Eye For Film >> Movies >> The Stoker (2010) Film Review
The Stoker
Reviewed by: Michael Pattison
No less than three plot strands are set up in the cross-cutting if conventional enough opening sequence of The Stoker (Kochegar, aka A Stoker), which is backed by scene-setting music by folksy guitar ensemble Didyulya and which culminates in the cremation of a corpse. Thereafter, deadpan hilarity continues while things get emotionally messy: everyone’s connected to everyone else and vengeful comeuppances are to be had.
The Stoker (or simply “Stoker”, played by Mikhail Skryabin) stokes the ovens of the boiler house in which he has worked as a solitary figure for years; he is also a Yakut, a Major and a Hero of The Soviet Union, whose pal “Sergeant” (Alexander Mosin), a hitman, pays him regular visits while right-hand man Vasya (Yuri Matveyev) lifts their latest victim into the ovens. The Stoker asks no questions, but as he types away a pulp novel that may or may not be based on his own life, and advises about good men and bad men to the two young girls who visit him regularly to “look at the fire”, it becomes apparent that his morals are, overall, in the right place.
Singular writer-director Alexey Balabanov does things his own way, presenting his typically black comedy as an over-busy throwaway farce soundtracked by non- diegetic music to such an incessant degree that you wonder if he knows what he’s doing. There’s also a virtue made of walking: characters come and characters go in longer-than-average shots of them navigating an icy mid-1990s St. Petersburg, including near-slips and over-enthusiastic extras botching their choreography. Dramatic padding (or whatever else is afoot) has never been so beautifully framed, however, and if one’s willing to go along for the ride, The Stoker is a fiercely likeable film. Effortless tonal shifts abound and there is outrageous comedy to be had merely in someone’s sartorial choices.
Is there a method to Balabanov’s madness? Damn straight: those walking shots draw parallels between characters of differing social statuses, worldviews are suggested merely by the way someone carries themselves through the frame, the everyday world is one of negotiation and interrelation – can’t we all just get along? Petty backstabbers fight for scraps and wangle their way to the top; deceit has its reward. Ivan’s daughter Masha (Anna Korotayeva) and The Stoker’s daughter Sasha (Aida Tumutova) represent different levels of ruin: one is a self-made employer of labour, the other is a bottom-rung spoilt child who thinks nothing of putting a request in to daddy to have someone violently offed.

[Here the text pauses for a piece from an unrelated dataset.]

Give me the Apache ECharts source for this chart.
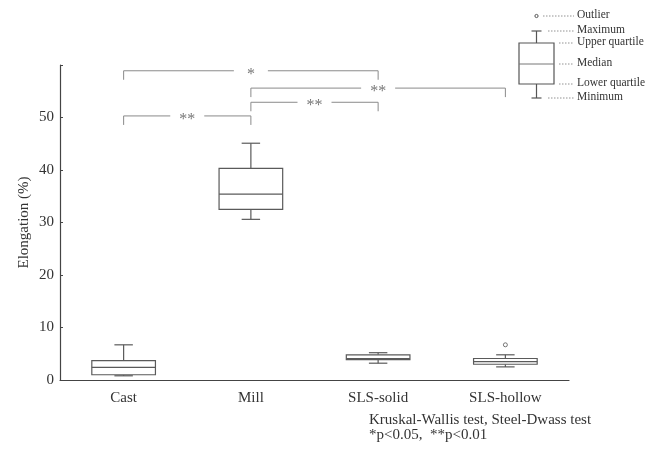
<!DOCTYPE html>
<html>
<head>
<meta charset="utf-8">
<script src="https://cdn.jsdelivr.net/npm/echarts@6/dist/echarts.min.js"></script>
<style>html,body{margin:0;padding:0;background:#fff}#c{width:658px;height:449px}</style>
</head>
<body>
<div id="c"></div>
<script>
// ---- data ----
var categories = ['Cast', 'Mill', 'SLS-solid', 'SLS-hollow'];
// [min, Q1, median, Q3, max]
var boxValues = [
  [0.8, 1.0, 2.4, 3.7, 6.7],
  [30.6, 32.5, 35.4, 40.3, 45.1],
  [3.2, 3.9, 4.1, 4.8, 5.2],
  [2.5, 3.0, 3.5, 4.1, 4.8]
];
var outliers = [[3, 6.7]];
// [fromIndex, toIndex, yValue, label]
var brackets = [
  [0, 2, 58.9, '*'],
  [1, 3, 55.6, '**'],
  [1, 2, 52.9, '**'],
  [0, 1, 50.3, '**']
];
var yTicks = { min: 0, max: 60, interval: 10 };
var noteLines = ['Kruskal-Wallis test, Steel-Dwass test', '*p<0.05,  **p<0.01'];
var keyLabels = ['Outlier', 'Maximum', 'Upper quartile', 'Median', 'Lower quartile', 'Minimum'];

var FONT = '"Liberation Serif", "DejaVu Serif", serif';
var chart = echarts.init(document.getElementById('c'), null, { renderer: 'canvas' });

function renderBox(params, api) {
  var idx = api.value(0);
  var mn = api.coord([idx, api.value(1)]);
  var q1 = api.coord([idx, api.value(2)]);
  var md = api.coord([idx, api.value(3)]);
  var q3 = api.coord([idx, api.value(4)]);
  var mx = api.coord([idx, api.value(5)]);
  var band = api.size([1, 0])[0];
  var bw = band * 0.5, cw = band * 0.145;
  var x = mn[0];
  var st = { stroke: '#5a5a5a', lineWidth: 1.2, fill: null };
  return {
    type: 'group',
    children: [
      { type: 'line', shape: { x1: x, y1: mx[1], x2: x, y2: q3[1] }, style: st },
      { type: 'line', shape: { x1: x, y1: q1[1], x2: x, y2: mn[1] }, style: st },
      { type: 'line', shape: { x1: x - cw / 2, y1: mx[1], x2: x + cw / 2, y2: mx[1] }, style: st },
      { type: 'line', shape: { x1: x - cw / 2, y1: mn[1], x2: x + cw / 2, y2: mn[1] }, style: st },
      { type: 'rect', shape: { x: x - bw / 2, y: q3[1], width: bw, height: q1[1] - q3[1] }, style: { stroke: '#5a5a5a', lineWidth: 1.2, fill: '#fff' } },
      { type: 'line', shape: { x1: x - bw / 2, y1: md[1], x2: x + bw / 2, y2: md[1] }, style: st }
    ]
  };
}

function renderBracket(params, api) {
  var a = api.coord([api.value(0), api.value(2)]);
  var b = api.coord([api.value(1), api.value(2)]);
  var label = brackets[params.dataIndex][3];
  var leg = 9, gap = 17;
  var mid = (a[0] + b[0]) / 2;
  var st = { stroke: '#8a8a8a', lineWidth: 1, fill: null };
  return {
    type: 'group',
    children: [
      { type: 'polyline', shape: { points: [[a[0], a[1] + leg], [a[0], a[1]], [mid - gap, a[1]]] }, style: st },
      { type: 'polyline', shape: { points: [[mid + gap, b[1]], [b[0], b[1]], [b[0], b[1] + leg]] }, style: st },
      { type: 'text', x: mid, y: a[1] + 4, style: { text: label, fill: '#777', font: '16px ' + FONT, align: 'center', verticalAlign: 'middle' } }
    ]
  };
}

var boxData = boxValues.map(function (v, i) { return [i].concat(v); });

// legend key (explanatory graphic)
var kx = 536.5, kb = 35;
var keyY = [16, 31, 43, 64, 84, 98];
var keyDotStart = [543, 548, 559, 559, 559, 548];
var keyChildren = [
  { type: 'circle', shape: { cx: kx, cy: keyY[0], r: 1.6 }, style: { stroke: '#555', fill: '#fff', lineWidth: 1 } },
  { type: 'line', shape: { x1: kx, y1: keyY[1], x2: kx, y2: keyY[2] }, style: { stroke: '#555', lineWidth: 1.2 } },
  { type: 'line', shape: { x1: kx, y1: keyY[4], x2: kx, y2: keyY[5] }, style: { stroke: '#555', lineWidth: 1.2 } },
  { type: 'line', shape: { x1: kx - 5, y1: keyY[1], x2: kx + 5, y2: keyY[1] }, style: { stroke: '#555', lineWidth: 1.2 } },
  { type: 'line', shape: { x1: kx - 5, y1: keyY[5], x2: kx + 5, y2: keyY[5] }, style: { stroke: '#555', lineWidth: 1.2 } },
  { type: 'rect', shape: { x: kx - kb / 2, y: keyY[2], width: kb, height: keyY[4] - keyY[2] }, style: { stroke: '#555', fill: '#fff', lineWidth: 1.2 } },
  { type: 'line', shape: { x1: kx - kb / 2, y1: keyY[3], x2: kx + kb / 2, y2: keyY[3] }, style: { stroke: '#777', lineWidth: 1 } }
];
keyLabels.forEach(function (t, i) {
  keyChildren.push({ type: 'line', shape: { x1: keyDotStart[i], y1: keyY[i], x2: 574, y2: keyY[i] }, style: { stroke: '#777', lineWidth: 0.8, lineDash: [1.5, 1.5] } });
  keyChildren.push({ type: 'text', x: 577, y: keyY[i] - 1, style: { text: t, fill: '#333', font: '11.5px ' + FONT, verticalAlign: 'middle' } });
});
noteLines.forEach(function (t, i) {
  keyChildren.push({ type: 'text', x: 369, y: 420 + i * 15, style: { text: t, fill: '#333', font: '15px ' + FONT, verticalAlign: 'middle' } });
});

chart.setOption({
  animation: false,
  backgroundColor: '#fff',
  grid: { left: 60, right: 89, top: 65, bottom: 69 },
  xAxis: {
    type: 'category',
    data: categories,
    boundaryGap: true,
    axisLine: { lineStyle: { color: '#444', width: 1.2 } },
    axisTick: { show: false },
    axisLabel: { color: '#333', fontFamily: FONT, fontSize: 15, margin: 11 },
    splitLine: { show: false }
  },
  yAxis: {
    type: 'value',
    min: yTicks.min, max: yTicks.max, interval: yTicks.interval,
    name: 'Elongation (%)',
    nameLocation: 'middle',
    nameGap: 28,
    nameMoveOverlap: false,
    nameTextStyle: { color: '#333', fontFamily: FONT, fontSize: 15 },
    axisLine: { show: true, lineStyle: { color: '#444', width: 1.2 } },
    axisTick: { show: true, inside: true, length: 3, lineStyle: { color: '#444' } },
    axisLabel: { color: '#333', fontFamily: FONT, fontSize: 15, margin: 6, formatter: function (v) { return v === 60 ? '' : v; } },
    splitLine: { show: false }
  },
  graphic: keyChildren,
  series: [
    { type: 'custom', renderItem: renderBox, data: boxData, encode: { x: 0, y: [1, 2, 3, 4, 5] }, clip: false, z: 2 },
    { type: 'scatter', data: outliers, symbol: 'circle', symbolSize: 4, itemStyle: { color: '#fff', borderColor: '#555', borderWidth: 1 }, z: 3 },
    { type: 'custom', renderItem: renderBracket, data: brackets.map(function (b) { return [b[0], b[1], b[2]]; }), encode: { x: [0, 1], y: 2 }, clip: false, z: 2 }
  ]
});
</script>
</body>
</html>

These are the children of Stalin and Coca-Cola, after all, but two young girls who just want to hear stories and sit watching the flames in The Stoker’s oven show signs of a more hopeful future. To ensure the fulfilment of such a future, however, perhaps we ought to stop stoking the flames of post-Stalinist corruption – and even put a violently devastating end to them...
By a happy (Balabanovian?) coincidence, The Stoker screened in March as part of Bradford International Film Festival’s small retrospective of the director’s work, which despite massive domestic success with Brother in 1997 and its sequel in 2000, has been undeservedly neglected when it comes to UK theatrical distribution. Shortly after BIFF’s programme was launched, however, news came that Edinburgh-based distribution label Filmhouse had picked up The Stoker for a “key cities” release. A three-year-old film with no star credits doesn’t appear to be the most profitable of titles with which to enter the distribution market; but with the UK exhibition circuit in dire need of renewal (and indeed risk), news that others like Balabanov’s work enough to put it in cinemas is wholly welcome.